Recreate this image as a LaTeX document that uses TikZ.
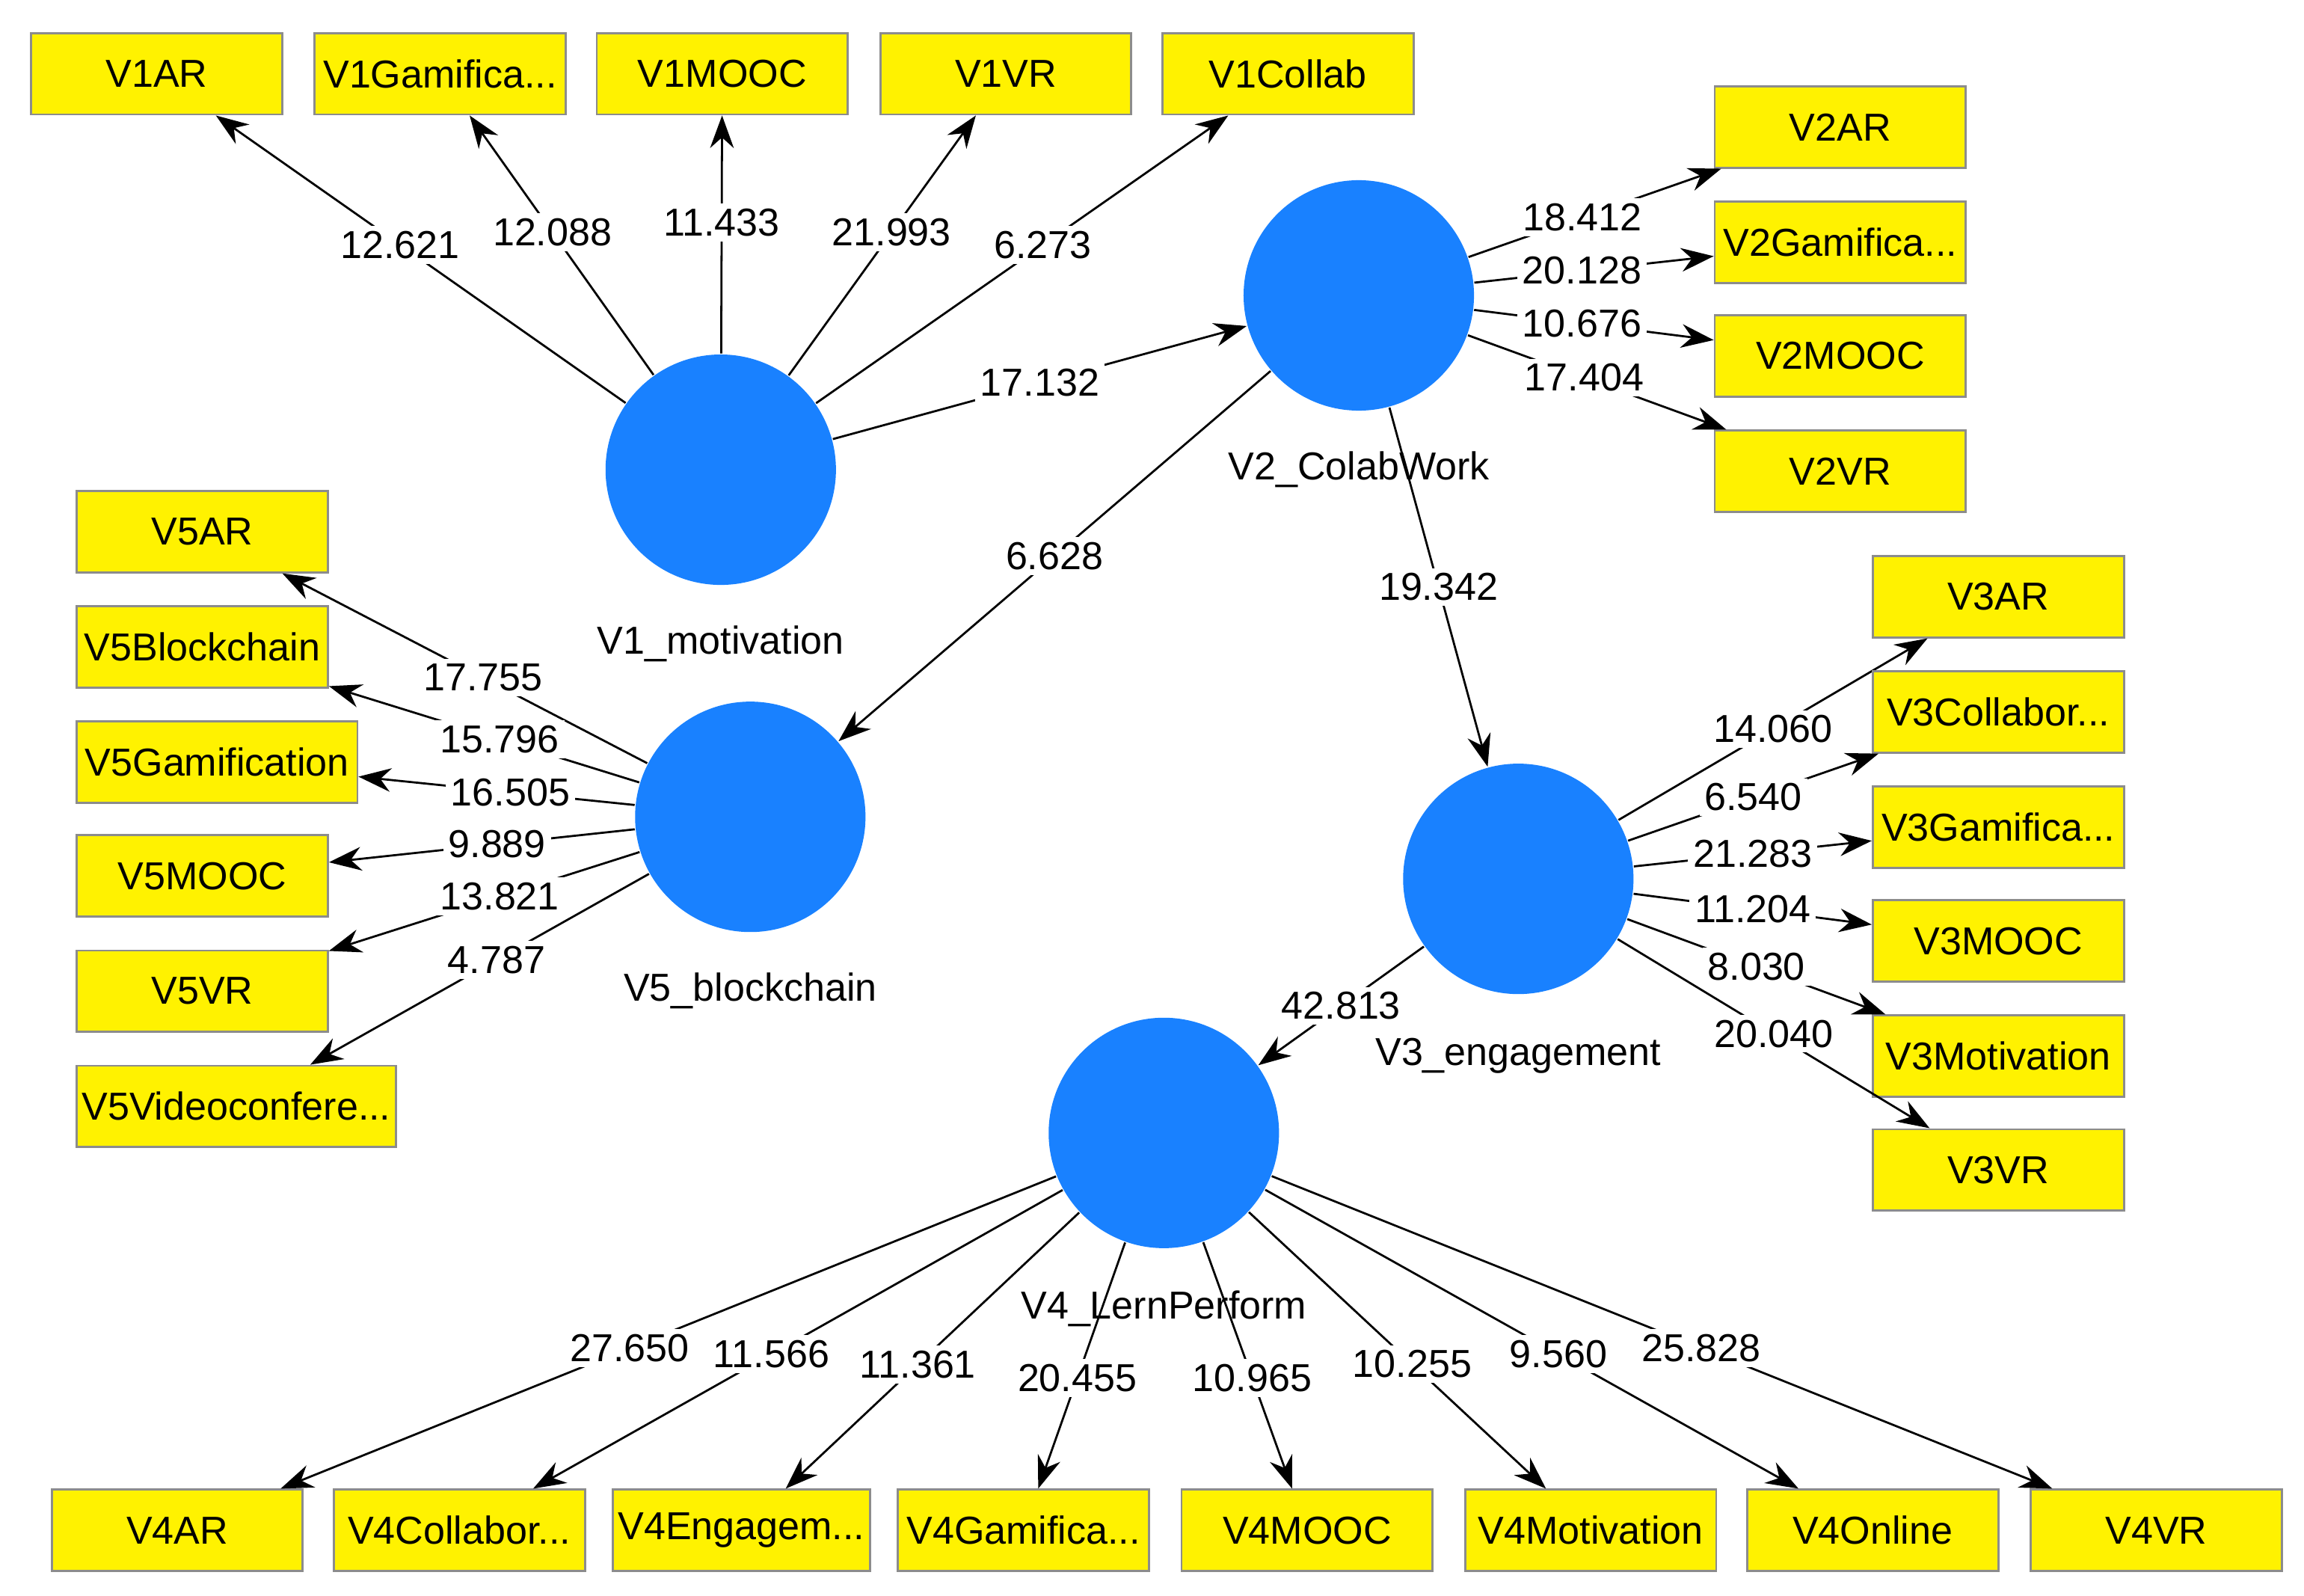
\documentclass[tikz,border=0pt]{standalone}
\usepackage{fontspec}
\setmainfont{Liberation Sans}
\usetikzlibrary{arrows.meta}
\newcommand{\trc}{...}

\begin{document}
\begin{tikzpicture}[
  ind/.style={rectangle, draw=black!45, fill=yellow, font=\fontsize{7.5}{9}\selectfont, minimum width=1.7cm, minimum height=0.55cm, inner sep=1pt},
  lat/.style={circle, fill=blue!55!cyan!90, minimum size=1.56cm, inner sep=0pt},
  lbl/.style={font=\fontsize{7.5}{9}\selectfont},
  arrow/.style={-{Stealth[length=2.2mm,width=1.6mm]}, black},
  val/.style={fill=white, font=\fontsize{7.5}{9}\selectfont, inner sep=1pt}
]
  \useasboundingbox (0,0) rectangle (15.6,-10.8);
  % Latent variables
  \node[lat] (v1) at (4.88,-3.18) {};
  \node[lat] (v2) at (9.20,-2.00) {};
  \node[lat] (v5) at (5.08,-5.53) {};
  \node[lat] (v3) at (10.28,-5.95) {};
  \node[lat] (v4) at (7.88,-7.67) {};
  \node[lbl] at (4.88,-4.36) {V1\_motivation};
  \node[lbl] at (9.20,-3.18) {V2\_ColabWork};
  \node[lbl] at (5.08,-6.71) {V5\_blockchain};
  \node[lbl] at (10.28,-7.15) {V3\_engagement};
  \node[lbl] at (7.88,-8.86) {V4\_LernPerform};

  % Indicators V1
  \foreach \n/\t/\x/\v in {v1ar/V1AR/1.06/12.621, v1gam/V1Gamifica\trc/2.98/12.088, v1mooc/V1MOOC/4.89/11.433, v1vr/V1VR/6.81/21.993, v1col/V1Collab/8.72/6.273} {
    \node[ind] (\n) at (\x,-0.50) {\t};
    \draw[arrow] (v1) -- node[val,pos=0.55] {\v} (\n);
  }
  % Indicators V2
  \foreach \n/\t/\y/\v in {v2ar/V2AR/0.86/18.412, v2gam/V2Gamifica\trc/1.64/20.128, v2mooc/V2MOOC/2.41/10.676, v2vr/V2VR/3.19/17.404} {
    \node[ind] (\n) at (12.46,-\y) {\t};
    \draw[arrow] (v2) -- node[val,pos=0.45] {\v} (\n);
  }
  % Indicators V3
  \foreach \n/\t/\y/\v in {v3ar/V3AR/4.04/14.060, v3col/V3Collabor\trc/4.82/6.540, v3gam/V3Gamifica\trc/5.60/21.283, v3mooc/V3MOOC/6.37/11.204, v3mot/V3Motivation/7.15/8.030, v3vr/V3VR/7.92/20.040} {
    \node[ind] (\n) at (13.53,-\y) {\t};
    \draw[arrow] (v3) -- node[val,pos=0.5] {\v} (\n);
  }
  % Indicators V5
  \foreach \n/\t/\x/\y/\w/\v in {v5ar/V5AR/1.37/3.60/1.7/17.755, v5blk/V5Blockchain/1.37/4.38/1.7/15.796, v5gam/V5Gamification/1.47/5.16/1.9/16.505, v5mooc/V5MOOC/1.37/5.93/1.7/9.889, v5vr/V5VR/1.37/6.71/1.7/13.821, v5vid/V5Videoconfere\trc/1.60/7.49/2.15/4.787} {
    \node[ind, minimum width=\w cm] (\n) at (\x,-\y) {\t};
    \draw[arrow] (v5) -- node[val,pos=0.45] {\v} (\n);
  }
  % Indicators V4
  \foreach \n/\t/\x/\v in {v4ar/V4AR/1.20/27.650, v4col/V4Collabor\trc/3.11/11.566, v4eng/V4Engagem\trc/5.02/11.361, v4gam/V4Gamifica\trc/6.93/20.455, v4mooc/V4MOOC/8.85/10.965, v4mot/V4Motivation/10.77/10.255, v4onl/V4Online/12.68/9.560, v4vr/V4VR/14.60/25.828} {
    \node[ind] (\n) at (\x,-10.36) {\t};
    \draw[arrow] (v4) -- node[val,pos=0.55] {\v} (\n);
  }

  % Structural paths
  \draw[arrow] (v1) -- node[val] {17.132} (v2);
  \draw[arrow] (v2) -- node[val] {6.628} (v5);
  \draw[arrow] (v2) -- node[val] {19.342} (v3);
  \draw[arrow] (v3) -- node[val] {42.813} (v4);
\end{tikzpicture}
\end{document}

* _What is needed_
Without the images, write out each line of the data verbatim.

* _The output_
Recreate this image as a LaTeX document that uses TikZ.
\documentclass[tikz,border=0pt]{standalone}
\usepackage{fontspec}
\setmainfont{Liberation Sans}
\usetikzlibrary{arrows.meta}
\newcommand{\trc}{...}

\begin{document}
\begin{tikzpicture}[
  ind/.style={rectangle, draw=black!45, fill=yellow, font=\fontsize{7.5}{9}\selectfont, minimum width=1.7cm, minimum height=0.55cm, inner sep=1pt},
  lat/.style={circle, fill=blue!55!cyan!90, minimum size=1.56cm, inner sep=0pt},
  lbl/.style={font=\fontsize{7.5}{9}\selectfont},
  arrow/.style={-{Stealth[length=2.2mm,width=1.6mm]}, black},
  val/.style={fill=white, font=\fontsize{7.5}{9}\selectfont, inner sep=1pt}
]
  \useasboundingbox (0,0) rectangle (15.6,-10.8);
  % Latent variables
  \node[lat] (v1) at (4.88,-3.18) {};
  \node[lat] (v2) at (9.20,-2.00) {};
  \node[lat] (v5) at (5.08,-5.53) {};
  \node[lat] (v3) at (10.28,-5.95) {};
  \node[lat] (v4) at (7.88,-7.67) {};
  \node[lbl] at (4.88,-4.36) {V1\_motivation};
  \node[lbl] at (9.20,-3.18) {V2\_ColabWork};
  \node[lbl] at (5.08,-6.71) {V5\_blockchain};
  \node[lbl] at (10.28,-7.15) {V3\_engagement};
  \node[lbl] at (7.88,-8.86) {V4\_LernPerform};

  % Indicators V1
  \foreach \n/\t/\x/\v in {v1ar/V1AR/1.06/12.621, v1gam/V1Gamifica\trc/2.98/12.088, v1mooc/V1MOOC/4.89/11.433, v1vr/V1VR/6.81/21.993, v1col/V1Collab/8.72/6.273} {
    \node[ind] (\n) at (\x,-0.50) {\t};
    \draw[arrow] (v1) -- node[val,pos=0.55] {\v} (\n);
  }
  % Indicators V2
  \foreach \n/\t/\y/\v in {v2ar/V2AR/0.86/18.412, v2gam/V2Gamifica\trc/1.64/20.128, v2mooc/V2MOOC/2.41/10.676, v2vr/V2VR/3.19/17.404} {
    \node[ind] (\n) at (12.46,-\y) {\t};
    \draw[arrow] (v2) -- node[val,pos=0.45] {\v} (\n);
  }
  % Indicators V3
  \foreach \n/\t/\y/\v in {v3ar/V3AR/4.04/14.060, v3col/V3Collabor\trc/4.82/6.540, v3gam/V3Gamifica\trc/5.60/21.283, v3mooc/V3MOOC/6.37/11.204, v3mot/V3Motivation/7.15/8.030, v3vr/V3VR/7.92/20.040} {
    \node[ind] (\n) at (13.53,-\y) {\t};
    \draw[arrow] (v3) -- node[val,pos=0.5] {\v} (\n);
  }
  % Indicators V5
  \foreach \n/\t/\x/\y/\w/\v in {v5ar/V5AR/1.37/3.60/1.7/17.755, v5blk/V5Blockchain/1.37/4.38/1.7/15.796, v5gam/V5Gamification/1.47/5.16/1.9/16.505, v5mooc/V5MOOC/1.37/5.93/1.7/9.889, v5vr/V5VR/1.37/6.71/1.7/13.821, v5vid/V5Videoconfere\trc/1.60/7.49/2.15/4.787} {
    \node[ind, minimum width=\w cm] (\n) at (\x,-\y) {\t};
    \draw[arrow] (v5) -- node[val,pos=0.45] {\v} (\n);
  }
  % Indicators V4
  \foreach \n/\t/\x/\v in {v4ar/V4AR/1.20/27.650, v4col/V4Collabor\trc/3.11/11.566, v4eng/V4Engagem\trc/5.02/11.361, v4gam/V4Gamifica\trc/6.93/20.455, v4mooc/V4MOOC/8.85/10.965, v4mot/V4Motivation/10.77/10.255, v4onl/V4Online/12.68/9.560, v4vr/V4VR/14.60/25.828} {
    \node[ind] (\n) at (\x,-10.36) {\t};
    \draw[arrow] (v4) -- node[val,pos=0.55] {\v} (\n);
  }

  % Structural paths
  \draw[arrow] (v1) -- node[val] {17.132} (v2);
  \draw[arrow] (v2) -- node[val] {6.628} (v5);
  \draw[arrow] (v2) -- node[val] {19.342} (v3);
  \draw[arrow] (v3) -- node[val] {42.813} (v4);
\end{tikzpicture}
\end{document}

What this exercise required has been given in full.